• GIVEN REQUEST:
Set down each line of the data below exactly as it stands, dropping the pictures.

• RAW DATA:
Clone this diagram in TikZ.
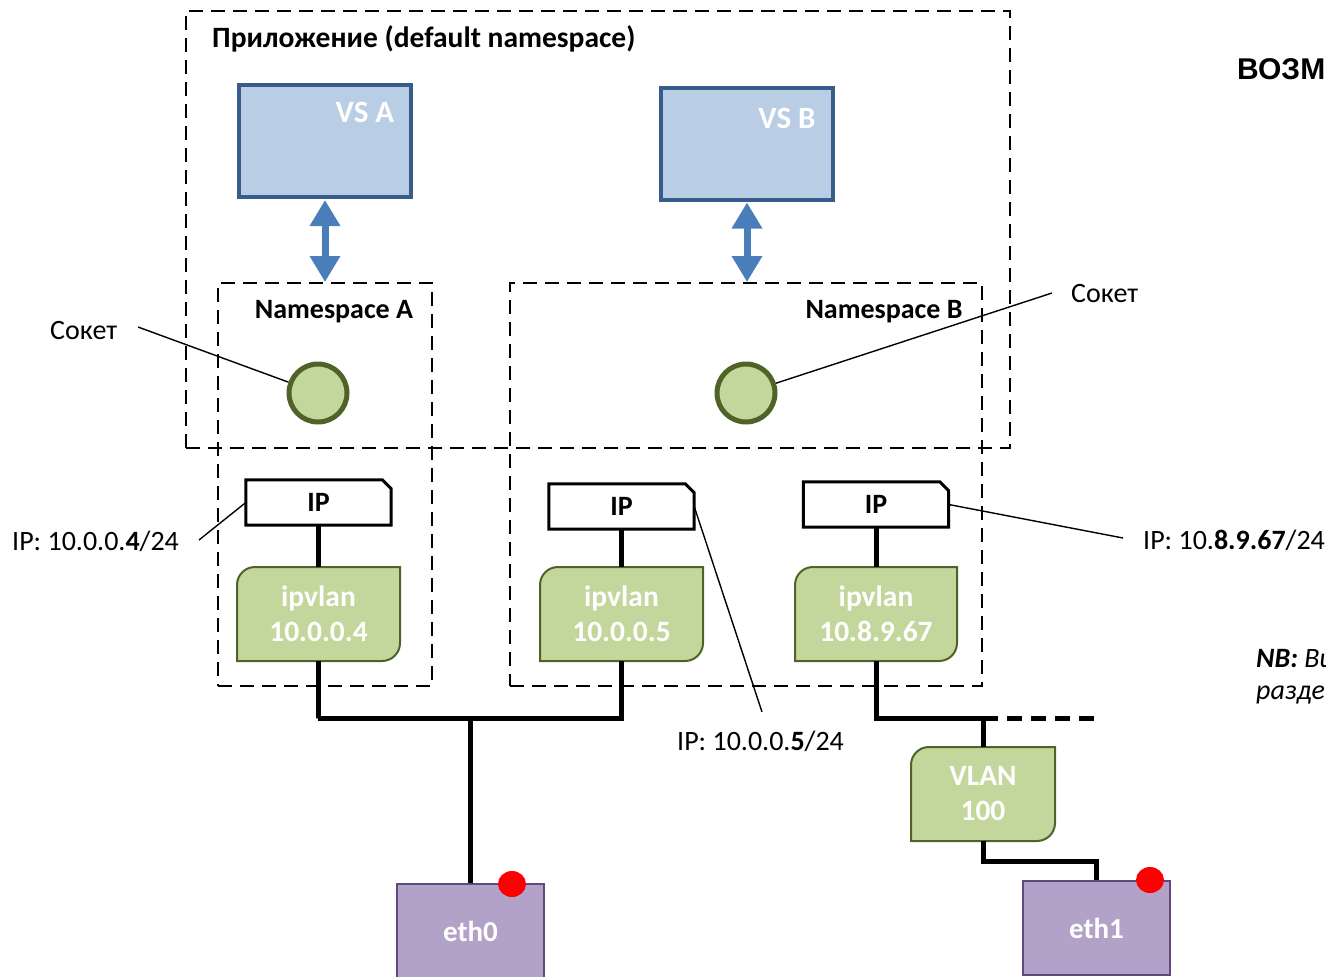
\documentclass[tikz,border=0pt]{standalone}
\usepackage{fontspec}
\setmainfont{Carlito}
\newfontfamily\arialbold{Liberation Sans}
\usetikzlibrary{arrows.meta,calc,shapes.geometric}

\definecolor{vsfill}{HTML}{B9CDE5}
\definecolor{vsedge}{HTML}{385D8A}
\definecolor{duplexblue}{HTML}{4A7EBB}
\definecolor{leaffill}{HTML}{C3D69B}
\definecolor{leafedge}{HTML}{4F6228}
\definecolor{ethfill}{HTML}{B3A2C7}
\definecolor{ethedge}{HTML}{604A7B}

\newcommand{\txt}{\fontsize{28}{34}\selectfont}

% IP box with a snipped top-right corner
\newcommand{\ipshape}[3]{%
  \node[ipbox] (#1) at (#2,#3) {IP};
  \draw[ipedge] (#1.south west) -- (#1.north west) -- ([xshift=-9pt]#1.north east)
    -- ([yshift=-9pt]#1.north east) -- (#1.south east) -- cycle;
}
% green box with rounded top-left and bottom-right corners
\newcommand{\leafshape}[6]{%
  \filldraw[leaf, shift={(#2,#3)}] (-#4,#5) -- (-#4,-#5+18)
    .. controls (-#4,-#5+8) and (-#4+8,-#5) .. (-#4+18,-#5) -- (#4,-#5) -- (#4,#5-18)
    .. controls (#4,#5-8) and (#4-8,#5) .. (#4-18,#5) -- cycle;
  \node[leaftext, minimum width=2*#4, minimum height=2*#5] (#1) at (#2,#3) {#6};
}

\tikzset{
  dashbox/.style={draw, line width=2pt, dash pattern=on 14pt off 8pt, inner sep=0pt},
  vsbox/.style={draw=vsedge, fill=vsfill, line width=4pt, minimum width=172pt, minimum height=112pt, inner sep=0pt},
  vstext/.style={text=white, font=\bfseries\fontsize{31}{36}\selectfont},
  duplex/.style={draw=duplexblue, line width=7pt,
    {Triangle[length=26pt,width=29pt]}-{Triangle[length=26pt,width=29pt]}, shorten <=1pt},
  socket/.style={circle, draw=leafedge, fill=leaffill, line width=5pt, minimum size=58pt, inner sep=0pt},
  ipbox/.style={minimum width=145pt, minimum height=45pt, inner sep=0pt, fill=white, font=\txt\bfseries},
  ipedge/.style={draw, line width=3pt, line join=miter},
  leaf/.style={draw=leafedge, fill=leaffill, line width=2pt},
  leaftext/.style={text=white, font=\bfseries\fontsize{29.5}{35}\selectfont, align=center, inner sep=0pt},
  ethbox/.style={draw=ethedge, fill=ethfill, line width=2pt, minimum width=147pt, minimum height=94pt,
    inner sep=0pt, text=white, font=\bfseries\fontsize{29}{35}\selectfont},
  led/.style={ellipse, fill=red, minimum width=28pt, minimum height=26pt, inner sep=0pt},
  wire/.style={line width=5pt},
  trunk/.style={line width=5pt, dash pattern=on 15pt off 9pt},
  leader/.style={line width=1.4pt},
  note/.style={font=\txt, inner sep=0pt},
  heading/.style={font=\txt\bfseries, inner sep=0pt},
}

\begin{document}
\begin{tikzpicture}[x=1pt, y=-1pt]
\useasboundingbox (0,0) rectangle (1326,977);
\clip (0,0) rectangle (1326,977);

% namespaces
\node[dashbox, minimum width=824pt, minimum height=437pt] (app) at (598,229.5) {};
\node[heading, anchor=west, font=\bfseries\fontsize{29.5}{35}\selectfont] (apptitle) at (212,39) {Приложение (default namespace)};
\node[dashbox, minimum width=214pt, minimum height=403pt] (nsA) at (325,484.5) {};
\node[dashbox, minimum width=472pt, minimum height=403pt] (nsB) at (746,484.5) {};
\node[heading] (nsAtitle) at (334,312) {Namespace A};
\node[heading] (nsBtitle) at (884,312) {Namespace B};

% virtual servers
\node[vsbox] (vsA) at (325,141) {};
\node[vsbox] (vsB) at (747,143.5) {};
\node[vstext] (vsAtitle) at (365,112) {VS A};
\node[vstext] (vsBtitle) at (787,118) {VS B};
\draw[duplex] (vsA.south) -- (vsA.south |- nsA.north);
\draw[duplex] (vsB.south) -- (vsB.south |- nsB.north);

% sockets
\node[socket] (sockA) at (318,393) {};
\node[socket] (sockB) at (746,393) {};
\node[note, anchor=west] (sockAlabel) at (50,331) {Сокет};
\node[note, anchor=west] (sockBlabel) at (1071,294) {Сокет};
\coordinate (sockAtag) at (138,327);
\coordinate (sockBtag) at (1052,293);
\draw[leader] (sockAtag) -- (sockA);
\draw[leader] (sockBtag) -- (sockB);

% addresses
\ipshape{ipA}{318.5}{502.5}
\ipshape{ipB}{621.5}{506.5}
\ipshape{ipC}{876}{504.5}

\leafshape{ipvA}{318.5}{614}{81.5}{47}{ipvlan\\10.0.0.4}
\leafshape{ipvB}{621.5}{614}{81.5}{47}{ipvlan\\10.0.0.5}
\leafshape{ipvC}{876}{614}{81}{47}{ipvlan\\10.8.9.67}
\leafshape{vlan}{983}{794}{72}{47}{VLAN\\100}

\draw[wire] (ipA.south) -- (ipvA.north);
\draw[wire] (ipB.south) -- (ipvB.north);
\draw[wire] (ipC.south) -- (ipvC.north);

% physical interfaces
\node[ethbox] (eth0) at (470.5,931) {eth0};
\node[ethbox] (eth1) at (1096.5,928) {eth1};
\node[led] (led0) at (512,884) {};
\node[led] (led1) at (1150,880) {};

% wiring
\coordinate (busA) at (318,718);
\coordinate (busC) at (983,718);
\coordinate (trunkEnd) at (1098,718);
\draw[wire] (ipvA.south) |- (busA) -| (ipvB.south);
\draw[wire] (eth0.north) -- (eth0.north |- busA);
\draw[wire] (ipvC.south) |- (busC) -- (vlan.north);
\draw[trunk] (busC) -- (trunkEnd);
\draw[wire] (vlan.south) -- ++(0,20) -| (eth1.north);

% address call-outs
\node[note, anchor=west] (ipAlabel) at (12,541) {IP: 10.0.0.\textbf{4}/24};
\node[note, anchor=west] (ipBlabel) at (677,741) {IP: 10.0.0.\textbf{5}/24};
\node[note, anchor=west] (ipClabel) at (1143,540) {IP: 10.\textbf{8.9.67}/24};
\coordinate (ipAtag) at (199,540);
\coordinate (ipBtag) at (762,712);
\coordinate (ipCtag) at (1123,538);
\draw[leader] (ipAtag) -- (ipA.west);
\draw[leader] (ipBtag) -- (ipB.east);
\draw[leader] (ipCtag) -- (ipC.east);

% side text
\node[anchor=west, inner sep=0pt, font=\arialbold\bfseries\fontsize{30}{36}\selectfont] (sidehead) at (1237,69) {ВОЗМ};
\node[note, anchor=west, font=\txt\itshape] (nb1) at (1256,659) {\textbf{NB:} Ви};
\node[note, anchor=west, font=\txt\itshape] (nb2) at (1256,695) {разде};
\end{tikzpicture}
\end{document}
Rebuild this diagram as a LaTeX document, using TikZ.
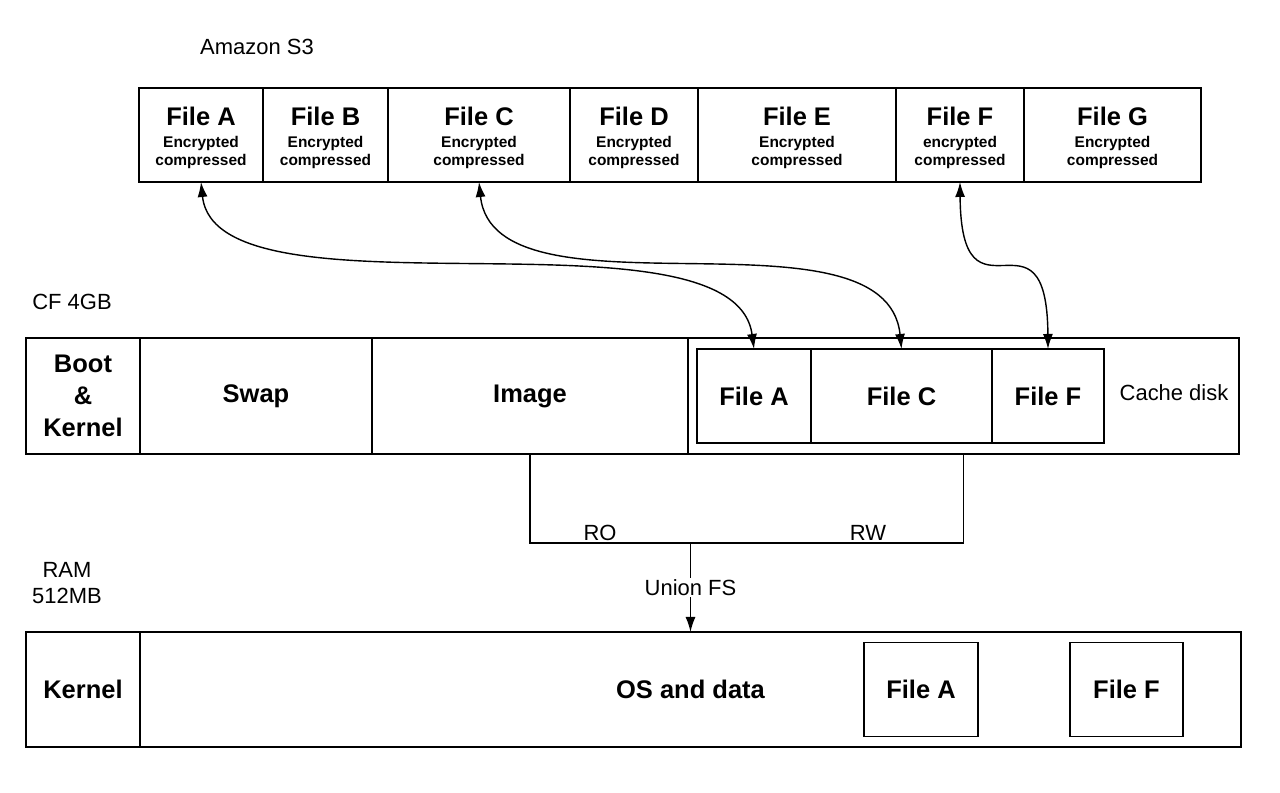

• PROBLEM SOLUTION:
Clone this diagram in TikZ.
\documentclass[tikz,border=0pt]{standalone}
\usepackage{fontspec}
\setmainfont{Carlito}
\newfontfamily\arialbold{Liberation Sans}
\usetikzlibrary{arrows.meta,calc,shapes.geometric}

\definecolor{vsfill}{HTML}{B9CDE5}
\definecolor{vsedge}{HTML}{385D8A}
\definecolor{duplexblue}{HTML}{4A7EBB}
\definecolor{leaffill}{HTML}{C3D69B}
\definecolor{leafedge}{HTML}{4F6228}
\definecolor{ethfill}{HTML}{B3A2C7}
\definecolor{ethedge}{HTML}{604A7B}

\newcommand{\txt}{\fontsize{28}{34}\selectfont}

% IP box with a snipped top-right corner
\newcommand{\ipshape}[3]{%
  \node[ipbox] (#1) at (#2,#3) {IP};
  \draw[ipedge] (#1.south west) -- (#1.north west) -- ([xshift=-9pt]#1.north east)
    -- ([yshift=-9pt]#1.north east) -- (#1.south east) -- cycle;
}
% green box with rounded top-left and bottom-right corners
\newcommand{\leafshape}[6]{%
  \filldraw[leaf, shift={(#2,#3)}] (-#4,#5) -- (-#4,-#5+18)
    .. controls (-#4,-#5+8) and (-#4+8,-#5) .. (-#4+18,-#5) -- (#4,-#5) -- (#4,#5-18)
    .. controls (#4,#5-8) and (#4-8,#5) .. (#4-18,#5) -- cycle;
  \node[leaftext, minimum width=2*#4, minimum height=2*#5] (#1) at (#2,#3) {#6};
}

\tikzset{
  dashbox/.style={draw, line width=2pt, dash pattern=on 14pt off 8pt, inner sep=0pt},
  vsbox/.style={draw=vsedge, fill=vsfill, line width=4pt, minimum width=172pt, minimum height=112pt, inner sep=0pt},
  vstext/.style={text=white, font=\bfseries\fontsize{31}{36}\selectfont},
  duplex/.style={draw=duplexblue, line width=7pt,
    {Triangle[length=26pt,width=29pt]}-{Triangle[length=26pt,width=29pt]}, shorten <=1pt},
  socket/.style={circle, draw=leafedge, fill=leaffill, line width=5pt, minimum size=58pt, inner sep=0pt},
  ipbox/.style={minimum width=145pt, minimum height=45pt, inner sep=0pt, fill=white, font=\txt\bfseries},
  ipedge/.style={draw, line width=3pt, line join=miter},
  leaf/.style={draw=leafedge, fill=leaffill, line width=2pt},
  leaftext/.style={text=white, font=\bfseries\fontsize{29.5}{35}\selectfont, align=center, inner sep=0pt},
  ethbox/.style={draw=ethedge, fill=ethfill, line width=2pt, minimum width=147pt, minimum height=94pt,
    inner sep=0pt, text=white, font=\bfseries\fontsize{29}{35}\selectfont},
  led/.style={ellipse, fill=red, minimum width=28pt, minimum height=26pt, inner sep=0pt},
  wire/.style={line width=5pt},
  trunk/.style={line width=5pt, dash pattern=on 15pt off 9pt},
  leader/.style={line width=1.4pt},
  note/.style={font=\txt, inner sep=0pt},
  heading/.style={font=\txt\bfseries, inner sep=0pt},
}

\begin{document}
\begin{tikzpicture}[x=1pt, y=-1pt]
\useasboundingbox (0,0) rectangle (1326,977);
\clip (0,0) rectangle (1326,977);

% namespaces
\node[dashbox, minimum width=824pt, minimum height=437pt] (app) at (598,229.5) {};
\node[heading, anchor=west, font=\bfseries\fontsize{29.5}{35}\selectfont] (apptitle) at (212,39) {Приложение (default namespace)};
\node[dashbox, minimum width=214pt, minimum height=403pt] (nsA) at (325,484.5) {};
\node[dashbox, minimum width=472pt, minimum height=403pt] (nsB) at (746,484.5) {};
\node[heading] (nsAtitle) at (334,312) {Namespace A};
\node[heading] (nsBtitle) at (884,312) {Namespace B};

% virtual servers
\node[vsbox] (vsA) at (325,141) {};
\node[vsbox] (vsB) at (747,143.5) {};
\node[vstext] (vsAtitle) at (365,112) {VS A};
\node[vstext] (vsBtitle) at (787,118) {VS B};
\draw[duplex] (vsA.south) -- (vsA.south |- nsA.north);
\draw[duplex] (vsB.south) -- (vsB.south |- nsB.north);

% sockets
\node[socket] (sockA) at (318,393) {};
\node[socket] (sockB) at (746,393) {};
\node[note, anchor=west] (sockAlabel) at (50,331) {Сокет};
\node[note, anchor=west] (sockBlabel) at (1071,294) {Сокет};
\coordinate (sockAtag) at (138,327);
\coordinate (sockBtag) at (1052,293);
\draw[leader] (sockAtag) -- (sockA);
\draw[leader] (sockBtag) -- (sockB);

% addresses
\ipshape{ipA}{318.5}{502.5}
\ipshape{ipB}{621.5}{506.5}
\ipshape{ipC}{876}{504.5}

\leafshape{ipvA}{318.5}{614}{81.5}{47}{ipvlan\\10.0.0.4}
\leafshape{ipvB}{621.5}{614}{81.5}{47}{ipvlan\\10.0.0.5}
\leafshape{ipvC}{876}{614}{81}{47}{ipvlan\\10.8.9.67}
\leafshape{vlan}{983}{794}{72}{47}{VLAN\\100}

\draw[wire] (ipA.south) -- (ipvA.north);
\draw[wire] (ipB.south) -- (ipvB.north);
\draw[wire] (ipC.south) -- (ipvC.north);

% physical interfaces
\node[ethbox] (eth0) at (470.5,931) {eth0};
\node[ethbox] (eth1) at (1096.5,928) {eth1};
\node[led] (led0) at (512,884) {};
\node[led] (led1) at (1150,880) {};

% wiring
\coordinate (busA) at (318,718);
\coordinate (busC) at (983,718);
\coordinate (trunkEnd) at (1098,718);
\draw[wire] (ipvA.south) |- (busA) -| (ipvB.south);
\draw[wire] (eth0.north) -- (eth0.north |- busA);
\draw[wire] (ipvC.south) |- (busC) -- (vlan.north);
\draw[trunk] (busC) -- (trunkEnd);
\draw[wire] (vlan.south) -- ++(0,20) -| (eth1.north);

% address call-outs
\node[note, anchor=west] (ipAlabel) at (12,541) {IP: 10.0.0.\textbf{4}/24};
\node[note, anchor=west] (ipBlabel) at (677,741) {IP: 10.0.0.\textbf{5}/24};
\node[note, anchor=west] (ipClabel) at (1143,540) {IP: 10.\textbf{8.9.67}/24};
\coordinate (ipAtag) at (199,540);
\coordinate (ipBtag) at (762,712);
\coordinate (ipCtag) at (1123,538);
\draw[leader] (ipAtag) -- (ipA.west);
\draw[leader] (ipBtag) -- (ipB.east);
\draw[leader] (ipCtag) -- (ipC.east);

% side text
\node[anchor=west, inner sep=0pt, font=\arialbold\bfseries\fontsize{30}{36}\selectfont] (sidehead) at (1237,69) {ВОЗМ};
\node[note, anchor=west, font=\txt\itshape] (nb1) at (1256,659) {\textbf{NB:} Ви};
\node[note, anchor=west, font=\txt\itshape] (nb2) at (1256,695) {разде};
\end{tikzpicture}
\end{document}
Rebuild this diagram as a LaTeX document, using TikZ.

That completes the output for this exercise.